The unpardonable failure of the members of the congressional supercommittee to resolve their differences and actually do what it takes to govern is largely their own fault. Not that many members didn’t embrace the herculian task with rigor and good intentions. Unfortunately, some of the Republicans — and yes, the intransigence was found mostly on that side of the aisle — refused to budge. If the founding fathers charged with writing a constitution had a few Jon Kyls in their midst, aided by a couple more Grover Norquists whispering in their ears outside the Philadelphia statehouse, we might still be waving the Articles of Confederation at political rallies.

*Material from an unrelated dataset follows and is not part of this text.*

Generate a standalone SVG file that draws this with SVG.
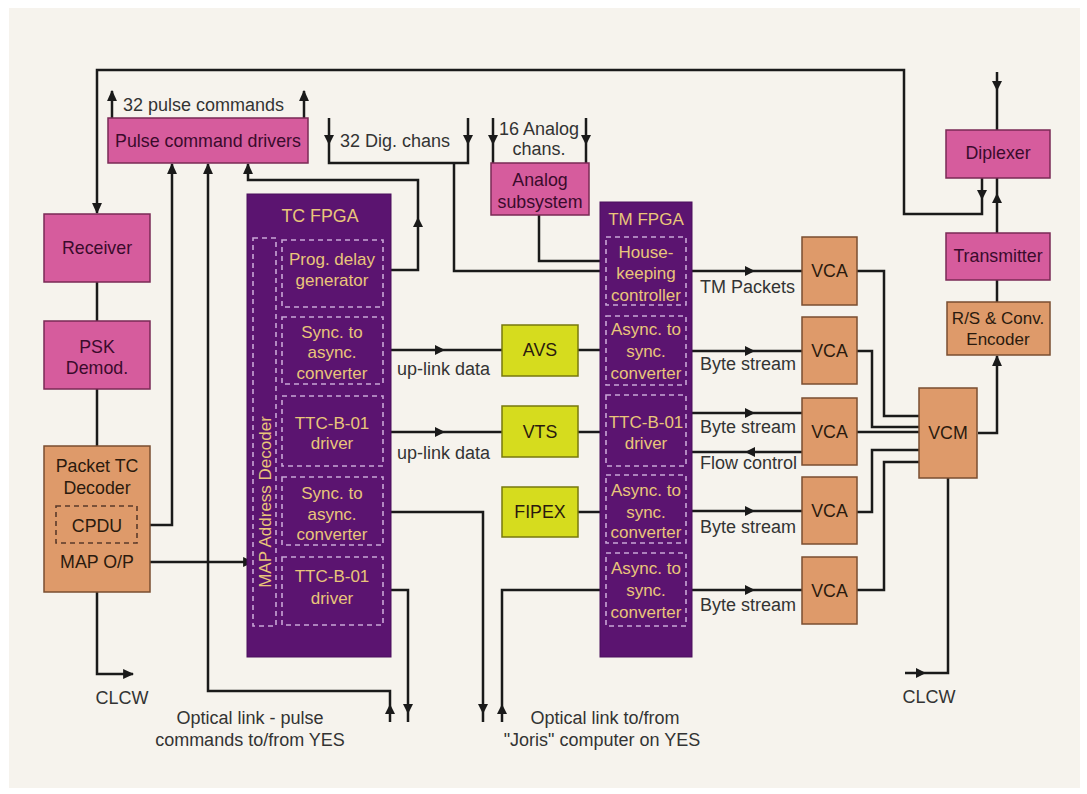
<svg xmlns="http://www.w3.org/2000/svg" xmlns:xlink="http://www.w3.org/1999/xlink" width="1087" height="794" viewBox="0 0 1087 794">
<defs>
<style>
.pk{fill:#d65c9d;stroke:#7a2a55;stroke-width:1.5}
.or{fill:#de9a6a;stroke:#7a4e30;stroke-width:1.5}
.yl{fill:#d6dc1e;stroke:#77780e;stroke-width:1.5}
.pu{fill:#5b1470;stroke:#4a0f5c;stroke-width:1}
.ds{fill:none;stroke:#c9a6d6;stroke-width:1.6;stroke-dasharray:5 4}
.dk{fill:none;stroke:#5a3a2a;stroke-width:1.6;stroke-dasharray:5 4}
.t{font-family:"Liberation Sans",Arial,sans-serif;font-size:17px;text-anchor:middle}
.big{font-size:17.8px}
.tn{fill:#3a0b2c}
.to{fill:#2b1a0e}
.tf{fill:#e9c57a}
.lb{font-family:"Liberation Sans",Arial,sans-serif;font-size:18px;fill:#333}
.c path{fill:none;stroke:#1a1a1a;stroke-width:2.5}
.ah{fill:#1a1a1a}
</style>
<marker id="m" viewBox="0 0 10 10" refX="9" refY="5" markerWidth="11" markerHeight="11" markerUnits="userSpaceOnUse" orient="auto"><path d="M0,0.5 L10,5 L0,9.5 Z" fill="#1a1a1a"/></marker>
<path id="ah" d="M5,0 L-5,-5 L-5,5 Z"/>
</defs>
<rect width="1087" height="794" fill="#ffffff"/>
<rect x="9" y="8" width="1071" height="780" fill="#f6f3ed"/>

<g id="connectors" class="c">
<path d="M982,178 V214 H904 V70 H97 V213" marker-end="url(#m)"/>
<path d="M997,72 V130"/>
<path d="M997,233 V178"/>
<path d="M997,280 V302"/>
<path d="M978,433 H997 V356" marker-end="url(#m)"/>
<path d="M948,478 V673 H905"/>
<path d="M97,282 V321"/>
<path d="M97,389 V446"/>
<path d="M97,592 V674 H133" marker-end="url(#m)"/>
<path d="M137,525 H172 V164" marker-end="url(#m)"/>
<path d="M390,722 V691 H208 V164" marker-end="url(#m)"/>
<path d="M391,270 H418 V180 H248 V164" marker-end="url(#m)"/>
<path d="M150,562 H253" marker-end="url(#m)"/>
<path d="M112,118 V91" marker-end="url(#m)"/>
<path d="M304,118 V91" marker-end="url(#m)"/>
<path d="M329,118 V163 H468 V118"/>
<path d="M454,163 V271 H600"/>
<path d="M493,118 V163"/>
<path d="M586,118 V163"/>
<path d="M539,215 V261 H600"/>
<path d="M391,350 H502"/>
<path d="M578,350 H600"/>
<path d="M391,432 H502"/>
<path d="M578,432 H600"/>
<path d="M578,512 H600"/>
<path d="M391,512 H483 V722"/>
<path d="M502,722 V590 H600"/>
<path d="M391,590 H408 V722"/>
<path d="M692,271 H802"/>
<path d="M692,351 H802"/>
<path d="M692,413 H802"/>
<path d="M802,452 H692"/>
<path d="M692,511 H802"/>
<path d="M692,590 H802"/>
<path d="M857,271 H884 V416 H919"/>
<path d="M857,351 H872 V427 H919"/>
<path d="M857,432 H919"/>
<path d="M857,512 H872 V450 H919"/>
<path d="M857,590 H884 V462 H919"/>
<g class="ah">
<use xlink:href="#ah" transform="translate(982,195) rotate(90)"/>
<use xlink:href="#ah" transform="translate(997,86) rotate(90)"/>
<use xlink:href="#ah" transform="translate(997,198) rotate(-90)"/>
<use xlink:href="#ah" transform="translate(921,673)"/>
<use xlink:href="#ah" transform="translate(390,709) rotate(-90)"/>
<use xlink:href="#ah" transform="translate(418,222) rotate(-90)"/>
<use xlink:href="#ah" transform="translate(329,140) rotate(90)"/>
<use xlink:href="#ah" transform="translate(468,140) rotate(90)"/>
<use xlink:href="#ah" transform="translate(493,140) rotate(90)"/>
<use xlink:href="#ah" transform="translate(586,140) rotate(90)"/>
<use xlink:href="#ah" transform="translate(440,350)"/>
<use xlink:href="#ah" transform="translate(440,432)"/>
<use xlink:href="#ah" transform="translate(483,709) rotate(90)"/>
<use xlink:href="#ah" transform="translate(502,709) rotate(-90)"/>
<use xlink:href="#ah" transform="translate(408,709) rotate(90)"/>
<use xlink:href="#ah" transform="translate(750,271)"/>
<use xlink:href="#ah" transform="translate(750,351)"/>
<use xlink:href="#ah" transform="translate(750,413)"/>
<use xlink:href="#ah" transform="translate(750,452) rotate(180)"/>
<use xlink:href="#ah" transform="translate(750,511)"/>
<use xlink:href="#ah" transform="translate(750,590)"/>
</g>
</g>

<g id="pulse-drivers"><rect class="pk" x="108" y="118" width="200" height="45"/><text class="t big tn" x="208" y="147">Pulse command drivers</text></g>
<g id="receiver"><rect class="pk" x="44" y="214" width="106" height="68"/><text class="t big tn" x="97" y="254">Receiver</text></g>
<g id="psk"><rect class="pk" x="44" y="321" width="106" height="68"/><text class="t big tn" x="97" y="353">PSK</text><text class="t big tn" x="97" y="374">Demod.</text></g>
<g id="packet-tc"><rect class="or" x="44" y="446" width="106" height="146"/><text class="t big to" x="97" y="472">Packet TC</text><text class="t big to" x="97" y="494">Decoder</text><rect class="dk" x="56" y="506" width="81" height="37"/><text class="t big to" x="97" y="532">CPDU</text><text class="t big to" x="97" y="568">MAP O/P</text></g>
<g id="analog"><rect class="pk" x="491" y="163" width="98" height="52"/><text class="t big tn" x="540" y="186">Analog</text><text class="t big tn" x="540" y="208">subsystem</text></g>
<g id="diplexer"><rect class="pk" x="946" y="130" width="104" height="48"/><text class="t big tn" x="998" y="159">Diplexer</text></g>
<g id="transmitter"><rect class="pk" x="946" y="233" width="104" height="47"/><text class="t big tn" x="998" y="262">Transmitter</text></g>
<g id="rs-encoder"><rect class="or" x="947" y="302" width="103" height="53"/><text class="t to" x="998" y="324">R/S &amp; Conv.</text><text class="t to" x="998" y="345">Encoder</text></g>
<g id="vcm"><rect class="or" x="919" y="388" width="58" height="90"/><text class="t big to" x="948" y="439">VCM</text></g>
<g id="vca1"><rect class="or" x="802" y="237" width="55" height="68"/><text class="t big to" x="829.5" y="277">VCA</text></g>
<g id="vca2"><rect class="or" x="802" y="317" width="55" height="67"/><text class="t big to" x="829.5" y="357">VCA</text></g>
<g id="vca3"><rect class="or" x="802" y="398" width="55" height="67"/><text class="t big to" x="829.5" y="438">VCA</text></g>
<g id="vca4"><rect class="or" x="802" y="477" width="55" height="67"/><text class="t big to" x="829.5" y="517">VCA</text></g>
<g id="vca5"><rect class="or" x="802" y="557" width="55" height="67"/><text class="t big to" x="829.5" y="597">VCA</text></g>
<g id="avs"><rect class="yl" x="502" y="325" width="76" height="51"/><text class="t big to" x="540" y="356">AVS</text></g>
<g id="vts"><rect class="yl" x="502" y="406" width="76" height="51"/><text class="t big to" x="540" y="438">VTS</text></g>
<g id="fipex"><rect class="yl" x="502" y="487" width="76" height="50"/><text class="t big to" x="540" y="518">FIPEX</text></g>

<g id="tc-fpga">
<rect class="pu" x="247" y="194" width="144" height="463"/>
<text class="t big tf" x="320" y="222">TC FPGA</text>
<rect class="ds" x="253" y="238" width="23" height="388"/>
<text class="t tf" transform="translate(271,502) rotate(-90)">MAP Address Decoder</text>
<rect class="ds" x="282" y="240" width="101" height="67"/>
<text class="t tf" x="332" y="265">Prog. delay</text><text class="t tf" x="332" y="286">generator</text>
<rect class="ds" x="282" y="317" width="101" height="67"/>
<text class="t tf" x="332" y="338">Sync. to</text><text class="t tf" x="332" y="358">async.</text><text class="t tf" x="332" y="379">converter</text>
<rect class="ds" x="282" y="396" width="101" height="70"/>
<text class="t tf" x="332" y="429">TTC-B-01</text><text class="t tf" x="332" y="449">driver</text>
<rect class="ds" x="282" y="477" width="101" height="68"/>
<text class="t tf" x="332" y="499">Sync. to</text><text class="t tf" x="332" y="520">async.</text><text class="t tf" x="332" y="540">converter</text>
<rect class="ds" x="282" y="557" width="101" height="68"/>
<text class="t tf" x="332" y="582">TTC-B-01</text><text class="t tf" x="332" y="604">driver</text>
</g>

<g id="tm-fpga">
<rect class="pu" x="600" y="202" width="92" height="455"/>
<text class="t tf" x="646" y="225">TM FPGA</text>
<rect class="ds" x="606" y="237" width="80" height="68"/>
<text class="t tf" x="646" y="258">House-</text><text class="t tf" x="646" y="279">keeping</text><text class="t tf" x="646" y="301">controller</text>
<rect class="ds" x="606" y="316" width="80" height="69"/>
<text class="t tf" x="646" y="335">Async. to</text><text class="t tf" x="646" y="357">sync.</text><text class="t tf" x="646" y="379">converter</text>
<rect class="ds" x="606" y="395" width="80" height="71"/>
<text class="t tf" x="646" y="428">TTC-B-01</text><text class="t tf" x="646" y="449">driver</text>
<rect class="ds" x="606" y="475" width="80" height="68"/>
<text class="t tf" x="646" y="496">Async. to</text><text class="t tf" x="646" y="518">sync.</text><text class="t tf" x="646" y="538">converter</text>
<rect class="ds" x="606" y="553" width="80" height="73"/>
<text class="t tf" x="646" y="574">Async. to</text><text class="t tf" x="646" y="596">sync.</text><text class="t tf" x="646" y="618">converter</text>
</g>

<g id="labels">
<text class="lb" x="123" y="111">32 pulse commands</text>
<text class="lb" x="340" y="147">32 Dig. chans</text>
<text class="lb" x="539" y="135" text-anchor="middle">16 Analog</text>
<text class="lb" x="539" y="155" text-anchor="middle">chans.</text>
<text class="lb" x="397" y="375">up-link data</text>
<text class="lb" x="397" y="459">up-link data</text>
<text class="lb" x="700" y="293">TM Packets</text>
<text class="lb" x="700" y="370">Byte stream</text>
<text class="lb" x="700" y="433">Byte stream</text>
<text class="lb" x="700" y="469">Flow control</text>
<text class="lb" x="700" y="533">Byte stream</text>
<text class="lb" x="700" y="611">Byte stream</text>
<text class="lb" x="122" y="704" text-anchor="middle">CLCW</text>
<text class="lb" x="929" y="703" text-anchor="middle">CLCW</text>
<text class="lb" x="250" y="724" text-anchor="middle">Optical link - pulse</text>
<text class="lb" x="250" y="746" text-anchor="middle">commands to/from YES</text>
<text class="lb" x="605" y="724" text-anchor="middle">Optical link to/from</text>
<text class="lb" x="602" y="746" text-anchor="middle">"Joris" computer on YES</text>
</g>
</svg>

So we’ll stipulate that the blame lies with Congress. But what about the president?
Even among his erstwhile supporters, perhaps especially among his erstwhile supporters, there’s a lingering question about whether he could or should have done more. Yes, this was a congressional effort. But he’s the president, after all! Half of the members of the committee came from his party! Think Lyndon Johnson would have taken such a passive role? Or Ronald Reagan?
To answer is to first acknowledge that the committee members apparently didn’t want President Obama’s participation. “The message from both Republican and Democratic members of the group was that presidential involvement could only be counterproductive,” writes Ruth Marcus in the Washington Post, in a sad but true reflection of the nature of political demonization at the moment.
Nonetheless, Obama did try to shape the debate, submitting his own proposal to the supercommittee, and before then, seeking to strike a “grand bargain” with House Speaker John Boehner, who ran scared from his own rendezvous with a leadership moment. The record shows that the man in the White House did propose the kind of broad moves that his supporters yearn for and his detractors do their best to suppress. But he could have done more.
And that’s why Obama’s leadership on the economy, the most pressing challenge of our day, seem so unsatisfying.
Partly, it’s the missed opportunities that rattle so. After appointing his own panel to deal with deficit reduction, headed by Erskine Bowles and Alan Simpson, Obama never did what it would take to push their wise, bipartisan ideas through Congress.
But it’s more than that. The old adage that politics is perception is never as true as when dealing with the economy, because it’s so fundamentally dependent on confidence in the future and trust in government. In the dark days of the Great Depression, Franklin D. Roosevelt brilliantly used his cheerful optimism to rally the public, but he also knew how to ruthlessly navigate the levers of power in a polarized, demoralized Washington. It is not enough for this president to release fine, balanced proposals and even to compromise much more deeply than his rigid rivals. He’s got to close the deal. He’s done it with health care reform, the automobile industry rescue, and in his deft handling of foreign affairs. Why not in the arena that matters most?